OK thanks, but it’s a Carib Grackle regardless and as a birder not a scientist that’s all I want to see. Who do I petition for the the missing common name please. Perhaps it should be St Lucia Grackle.
if that subspecies has an existing common name, you can add it via the taxon page; however, a common name shouldn’t be made up if one doesn’t exist already
That’s an interesting compromise but if you added that name (is it a scientific name or a common name), the resulting display name would be long and redundant. It brings up a good point, though. Each subspecies is a member of Carib Grackle sensu lato so it should be possible to leverage that somehow. How about Carib Grackle “sensu lato” (Quiscalus lugubris ssp. inflexirostris)? Or something like that.
But sensu lato (broadly) is neither scientific nor common.
If scientific, it is superfluous to the name.
If ‘common’ it should be local language, not Latin. And in established usage, not invented for iNat - which is against guidelines.
I think this is a misuse of the term sensu lato, which is used to refer to a broader circumscription of the taxon it modifies (when that taxon has been given multiple circumscriptions). A single subspecies of Carib grackle does not represent a broader circumscription of the Carib grackle species: the opposite is true. I’m going to remove this common name, especially since it isn’t in use anywhere I can see online.
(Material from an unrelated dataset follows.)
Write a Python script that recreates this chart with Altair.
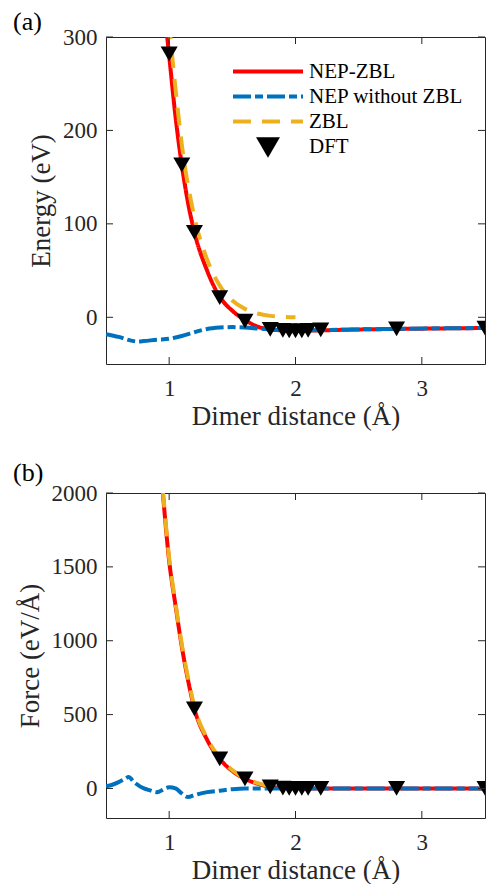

my instinct is that the concern raised in this topic is not something that will be fixed by users/curators, as there are tons of subspecies-level taxa without common names. Staff will have to decide whether there should be a change to whether a subspecies-level CID should change the displayed common name when the subspecies itself has no common name. On the one hand, that request seems reasonable to me. On the other, it suggests that we should treat the subspecies rank fundamentally differently from other ranks, which I disagree with.
I don’t understand why one user’s unexplained reluctance to view scientific names first, in limited circumstances, is creating a push for sitewide change.
I am not trying to be insensitive, but we all have things we would like to tweak.
Asking someone to bear the occasional scientific name when multiple identifiers take the time to look at an Observation seems a small ask.
The explanation is simple, not that I needed any guidance with this species, but I would ask the guide or fellow birders, where can I find Carib Grackle, not can you help me find Quiscalus lugubrisssp. inflexirostris because I’m pretty sure most people wouldn’t understand the request.
maybe I’m misunderstanding your concern here, but observations identified as Quiscalus lugubris inflexirostris will still pop up when you search Carib Grackle, just like observations of Carib Grackle will pop up when you search “bird.” The taxonomic tree is a nested hierarchy, like matryoshka dolls, so a subspecies ID doesn’t remove the observation from the species-level bucket, it just further refines its placement in a smaller sub-bucket. Of course it may still be annoying not to see a common name on your observation, but your observation has not been rendered less findable with respect to the iNaturalist search filters.
It is possible I am misunderstanding this, but this doesn’t seem to specify the subspecies but rather refer to all the birds the original poster would like called Carib Grackles. The good people of St. Lucia perhaps refer to any such grackles of that species they see in terms of their own island and would like them protected.
Your other source does specify subspecies but refers to it as the Santa Lucia Grackle. It is from 1893 but perhaps that common name ought to be included as well.